Jesus told all of us what our mission statement as individuals should be, when He said that the whole law of God is summarized in loving God with all the heart, mind, soul and strength, and to love our neighbor even as we love ourselves (Matthew 22:37-40). He said all the teaching of Scripture depends on these two laws!
Paul the apostle continued this tradition of single-minded simplicity of focus when he said in Philippians 3: “One thing I do: I press on toward the goal for the prize of the upward call of God in Christ Jesus. Let those of us who are mature think this way.”
In context, the upward call of God in Christ Jesus was to “count everything loss for the surpassing worth of knowing Christ Jesus my Lord….That I may know Him and the power of His resurrection” (Philippians 3:8, 10).
Paul’s mission statement was simple: to know God and to follow His high calling in Christ Jesus. It wasn’t some corporate graph replete with mission, vision, personal short and long term goals, etc.
Jesus also made it simple in Matthew 6:33 when He said “Seek first His kingdom and His righteousness and all other things would be added unto you.” True, God’s kingdom, like all other kingdoms, involves more than prayer. It involves economics, politics, education, family, etc. But, if you or I want to influence a nation, the fastest way is to get to know the president or king of that nation so that we could affect the way their decisions are made. It’s the same in God’s kingdom: if you want to influence His kingdom, get to know the King and have transformational conversations with Him through prayer.

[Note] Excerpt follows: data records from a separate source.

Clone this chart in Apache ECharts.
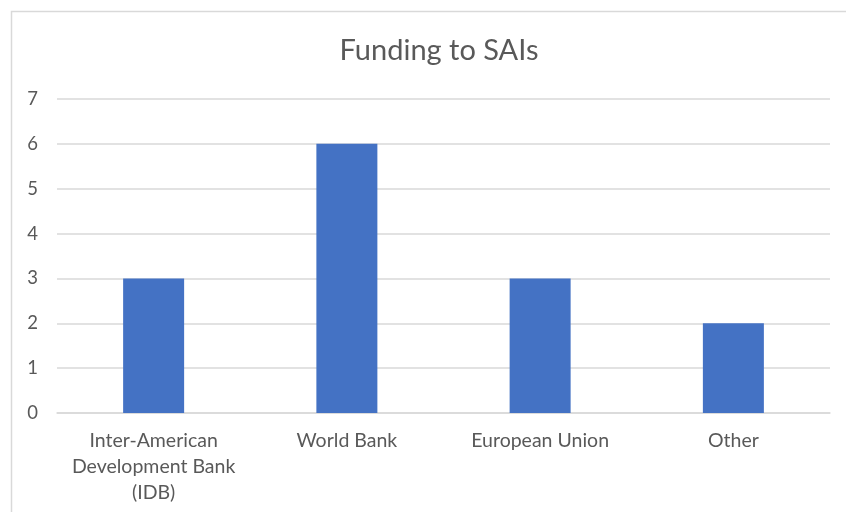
<!DOCTYPE html>
<html><head><meta charset="utf-8">
<script src="https://cdn.jsdelivr.net/npm/echarts@6/dist/echarts.min.js"></script>
<style>html,body{margin:0;padding:0;background:#fff}#c{width:846px;height:512px}</style>
</head><body><div id="c"></div>
<script>
const titleText = 'Funding to SAIs';
const categories = ['Inter-American\nDevelopment Bank\n(IDB)', 'World Bank', 'European Union', 'Other'];
const values = [3, 6, 3, 2];
const yTicks = [0, 1, 2, 3, 4, 5, 6, 7];

const chart = echarts.init(document.getElementById('c'), null, {renderer: 'canvas'});
const font = 'Lato, "Open Sans", sans-serif';
chart.setOption({
  animation: false,
  backgroundColor: '#fff',
  graphic: [{
    type: 'rect', silent: true, z: -1,
    shape: {x: 11.5, y: 11.5, width: 900, height: 600},
    style: {fill: '#fff', stroke: '#d9d9d9', lineWidth: 1.5}
  }],
  title: {
    text: titleText, left: 434, top: 31, textAlign: 'center',
    textStyle: {fontFamily: font, fontSize: 29, fontWeight: 'normal', color: '#595959'}
  },
  grid: {left: 57, right: 16, top: 99, bottom: 99, containLabel: false},
  xAxis: {
    type: 'category', data: categories,
    axisLine: {show: true, lineStyle: {color: '#d9d9d9', width: 1.5}},
    axisTick: {show: false},
    axisLabel: {fontFamily: font, fontSize: 19.5, color: '#595959', margin: 15, lineHeight: 26, interval: 0}
  },
  yAxis: {
    type: 'value', min: yTicks[0], max: yTicks[yTicks.length - 1], interval: 1,
    axisLine: {show: false}, axisTick: {show: false},
    splitLine: {lineStyle: {color: '#d9d9d9', width: 1.5}},
    axisLabel: {fontFamily: font, fontSize: 18.5, color: '#595959', margin: 19, align: 'right'}
  },
  series: [{
    type: 'bar', data: values, barWidth: 61,
    itemStyle: {color: '#4472C4'}
  }]
});
</script></body></html>
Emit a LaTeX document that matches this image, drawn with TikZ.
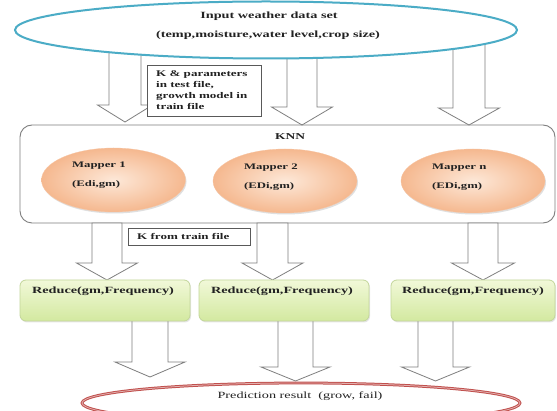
\documentclass[tikz,border=0pt]{standalone}
\usepackage{fontspec}
\setmainfont{Liberation Serif}[FakeStretch=1.5]
\usetikzlibrary{shapes.geometric,shadows}
\definecolor{aqua}{HTML}{4BACC6}
\definecolor{arrowgray}{HTML}{7F7F7F}
\definecolor{peachin}{HTML}{FDE8D8}
\definecolor{peachout}{HTML}{F5B88F}
\definecolor{greentop}{HTML}{F1F8D8}
\definecolor{greenbot}{HTML}{D3E9A0}
\definecolor{greenedge}{HTML}{C3D69B}
\definecolor{redline}{HTML}{C0504D}
\definecolor{txt}{HTML}{222222}
\newcommand{\blockarr}[6]{%
  \draw[barrow] ({#1-#3},#2) -- ({#1+#3},#2) -- ({#1+#3},#5) -- ({#1+#4},#5)
    -- (#1,#6) -- ({#1-#4},#5) -- ({#1-#3},#5) -- cycle;}
\tikzset{
  barrow/.style={draw=arrowgray, fill=white, line width=0.8pt, line join=miter},
  lblbox/.style={draw=arrowgray!70!black, fill=white, line width=0.9pt, inner sep=0pt},
  txtb/.style={text=txt, inner sep=0pt, font=\fontsize{9.5}{11}\selectfont\bfseries},
  txtm/.style={text=txt, inner sep=0pt, align=left, font=\fontsize{8.5}{19}\selectfont\bfseries},
  txtl/.style={text=txt, inner sep=0pt, align=left, font=\fontsize{8.7}{11}\selectfont\bfseries},
  mapper/.style={ellipse, inner sep=0pt, minimum width=144pt, minimum height=64pt,
    shading=radial, inner color=peachin, outer color=peachout, draw=peachout!80!white, line width=0.3pt,
    drop shadow={opacity=0.25, shadow xshift=1pt, shadow yshift=-1.5pt}},
  reducebox/.style={rectangle, rounded corners=6pt, inner sep=0pt, minimum height=41pt,
    top color=greentop, bottom color=greenbot, draw=greenedge, line width=0.8pt,
    drop shadow={opacity=0.2, shadow xshift=1pt, shadow yshift=-1.5pt}},
}
\begin{document}
\begin{tikzpicture}[x=1pt, y=-1pt]
\useasboundingbox (0,0) rectangle (557,411);
\clip (0,0) rectangle (557,411);
\fill[white] (0,0) rectangle (557,411);

% top arrows
\blockarr{125}{50}{16}{27.5}{105}{122}
\blockarr{302}{55}{15}{30.5}{107}{125}
\blockarr{469}{44}{16}{30.5}{108}{125}

% input ellipse
\node (input) [ellipse, draw=aqua, fill=white, line width=2pt, inner sep=0pt,
  minimum width=502pt, minimum height=57pt] at (266,30) {};
\node (in1) [txtb] at (269,16) {Input weather data set};
\node (in2) [txtb] at (268,35) {(temp,moisture,water level,crop size)};

% label 1
\node (lbl1) [lblbox, minimum width=114pt, minimum height=51pt] at (204,90.5) {};
\node (lbl1t) [txtl, anchor=west] at (156,90.5) {K \& parameters\\in test file,\\growth model in\\train file};

% KNN box
\node (knn) [draw=arrowgray, rounded corners=12pt, line width=0.9pt, inner sep=0pt,
  minimum width=535pt, minimum height=98pt] at (287.5,174) {};
\node (knnt) [txtb, font=\fontsize{9}{11}\selectfont\bfseries] at (290,137) {KNN};

% mappers
\node (m1) [mapper] at (113.5,180) {};
\node (m2) [mapper] at (285,181) {};
\node (mn) [mapper] at (473,181) {};
\node (m1t) [txtm, anchor=west] at (72,175) {Mapper 1\\(Edi,gm)};
\node (m2t) [txtm, anchor=west] at (244,177) {Mapper 2\\(EDi,gm)};
\node (mnt) [txtm, anchor=west] at (432,177) {Mapper n\\(EDi,gm)};

% lower arrows
\blockarr{107}{223}{15}{30.5}{263}{280}
\blockarr{272.5}{223}{15.5}{30.5}{263}{280}
\blockarr{483}{223}{15}{31.5}{263}{280}

% label 2
\node (lbl2) [lblbox, minimum width=122pt, minimum height=17pt] at (189,236.5) {};
\node (lbl2t) [txtl, anchor=west] at (137,236.5) {K from train file};

% bottom arrows
\blockarr{150}{318}{18}{35}{362}{377}
\blockarr{295.5}{318}{17.5}{34.5}{367}{381}
\blockarr{435.5}{318}{17.5}{34}{367}{381}

% reduce boxes
\node (r1) [reducebox, minimum width=170pt] at (105,300.5) {};
\node (r2) [reducebox, minimum width=170pt] at (284,300.5) {};
\node (r3) [reducebox, minimum width=164pt] at (473,300.5) {};
\node (r1t) [txtb] at (103,291) {Reduce(gm,Frequency)};
\node (r2t) [txtb] at (282,291) {Reduce(gm,Frequency)};
\node (r3t) [txtb] at (473,291) {Reduce(gm,Frequency)};

% prediction ellipse
\node (pred) [ellipse, draw=redline, line width=2.8pt, fill=white, inner sep=0pt,
  minimum width=438pt, minimum height=40pt,
  postaction={draw=redline!45!white, line width=0.8pt}] at (301,403) {};
\node (predt) [text=txt, inner sep=0pt, font=\fontsize{9.5}{11}\selectfont] at (300,396) {Prediction result\ \ (grow,\ fail)};
\end{tikzpicture}
\end{document}
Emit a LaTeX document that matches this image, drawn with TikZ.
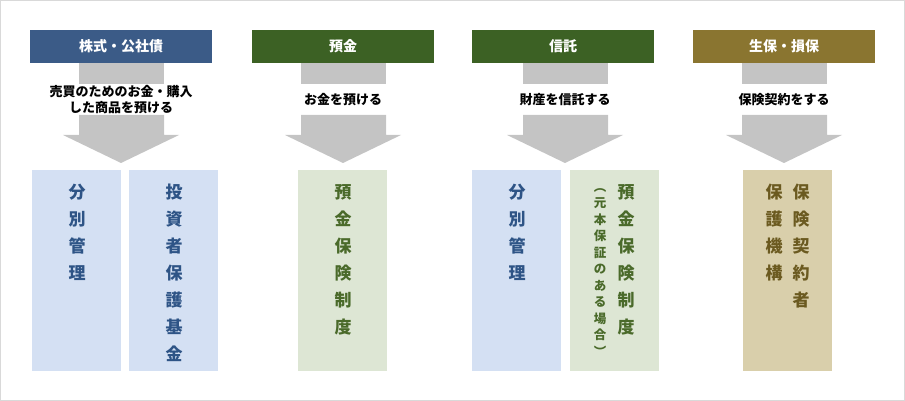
\documentclass[tikz,border=0pt]{standalone}
\usepackage{fontspec}
\setmainfont{Noto Sans CJK JP}
\usetikzlibrary{calc}
\definecolor{hdblue}{HTML}{3B5B87}
\definecolor{hdgreen}{HTML}{3C6124}
\definecolor{hdolive}{HTML}{8A7530}
\definecolor{bxblue}{HTML}{D4E0F3}
\definecolor{bxgreen}{HTML}{DDE6D4}
\definecolor{bxtan}{HTML}{D9CFAB}
\definecolor{txblue}{HTML}{2E5486}
\definecolor{txgreen}{HTML}{4A6A2A}
\definecolor{txbrown}{HTML}{6B5A20}
\definecolor{arrowgray}{HTML}{C4C4C4}
\tikzset{
  header/.style={minimum width=182pt, minimum height=33pt, inner sep=0pt, text=white, font=\bfseries\fontsize{14}{16}\selectfont},
  result/.style={minimum width=89pt, minimum height=201pt, inner sep=0pt, anchor=north west},
  vlabel/.style={anchor=north, align=center, inner sep=0pt, font=\bfseries\fontsize{17}{27}\selectfont},
  vsmall/.style={anchor=north, align=center, inner sep=0pt, font=\bfseries\fontsize{12.5}{16.5}\selectfont},
  action/.style={align=center, inner sep=0pt, font=\bfseries\fontsize{13}{16}\selectfont}
}
\newcommand\flowarrow[2]{% centre x, label node name
  \fill[arrowgray] (#1-42,63) rectangle (#1+43,84);
  \fill[arrowgray] (#1-42,115) -- (#1+43,115) -- (#1+43,135) -- (#1+58,135)
    -- (#1,163) -- (#1-58,135) -- (#1-42,135) -- cycle;
}
\begin{document}
\begin{tikzpicture}[x=1pt, y=-1pt]
  \useasboundingbox (0,0) rectangle (905,401);
  \draw[black!15] (0.5,0.5) rectangle (904.5,400.5);

  % headers
  \node[header, fill=hdblue]  (secu)  at (121,46.5) {株式・公社債};
  \node[header, fill=hdgreen] (depo)  at (343,46.5) {預金};
  \node[header, fill=hdgreen] (trust) at (563,46.5) {信託};
  \node[header, fill=hdolive] (insu)  at (784,46.5) {生保・損保};

  % arrows
  \flowarrow{121}{}
  \flowarrow{343}{}
  \flowarrow{565}{}
  \flowarrow{784}{}
  \node[action] (secu_act)  at (121,100) {売買のためのお金・購入\\した商品を預ける};
  \node[action] (depo_act)  at (343,100) {お金を預ける};
  \node[action] (trust_act) at (565,100) {財産を信託する};
  \node[action] (insu_act)  at (784,100) {保険契約をする};

  % result boxes
  \node[result, fill=bxblue]  (secu_sep)  at (32,170)  {};
  \node[result, fill=bxblue]  (secu_fund) at (129,170) {};
  \node[result, fill=bxgreen] (depo_ins)  at (298,170) {};
  \node[result, fill=bxblue]  (trust_sep) at (472,170) {};
  \node[result, fill=bxgreen] (trust_ins) at (570,170) {};
  \node[result, fill=bxtan]   (insu_org)  at (743,170) {};

  \node[vlabel, text=txblue]  at (77,184)  {分\\別\\管\\理};
  \node[vlabel, text=txblue]  at (174,184) {投\\資\\者\\保\\護\\基\\金};
  \node[vlabel, text=txgreen] at (343,184) {預\\金\\保\\険\\制\\度};
  \node[vlabel, text=txblue]  at (517,184) {分\\別\\管\\理};
  \node[vlabel, text=txgreen] at (626,184) {預\\金\\保\\険\\制\\度};
  \node[vsmall, text=txgreen] at (600,188) {︵\\元\\本\\保\\証\\の\\あ\\る\\場\\合\\︶};
  \node[vlabel, text=txbrown] at (801,184) {保\\険\\契\\約\\者};
  \node[vlabel, text=txbrown] at (774,184) {保\\護\\機\\構};
\end{tikzpicture}
\end{document}
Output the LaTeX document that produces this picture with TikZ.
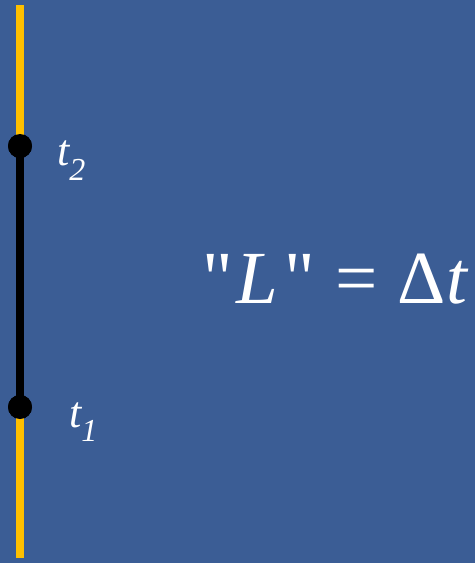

Anything I have ever done of value for God has come out of my communion with God in which God laid something on my heart to do while I was worshipping Him and enjoying His presence. Some other times this occurred while I was interceding. (Most of the time it has been while I was relaxing and in silence before the Lord after a season of prayer and intercession.) I didn’t try to make it happen with goals and vision; it came to me automatically as I connected my heart to His heart and mind! And because He told me to do it, it was greatly blessed!
I have seen many pastors burn out or put undue pressure on themselves because of some books they have read, such as one book in which a successful leader says that he had a goal of reaching ten thousand leaders in three years before he would consider himself successful. Other books by self-help authors tell their readers to create their own reality by making the things they visualize happen through having practical goals. Although there is much truth in this methodology, oftentimes pastors and Christians fail when they attempt to employ these teachings because God never gave them the goals they are pursuing. Their goals are merely projections emanating out of their “dark side” (selfish ambition, pride, insecurity, proving their value by performance, etc.) Thus, they are bankrupting their churches or sacrificing their families for ambitious goals Father God never gave them to begin with!
I have no problem with strategic planning and mapping out short- and long-term goals. We all have to do this to be successful in what we attempt individually and corporately. But, my main caveat is that these goals better be given to you by the Father while in communion with Him. Jesus said that He only does what His Father tells Him to do (John 5:19). Unfortunately, many of us are busy doing things to prove our worth to our earthly fathers, peers, and to aid our own self-esteem.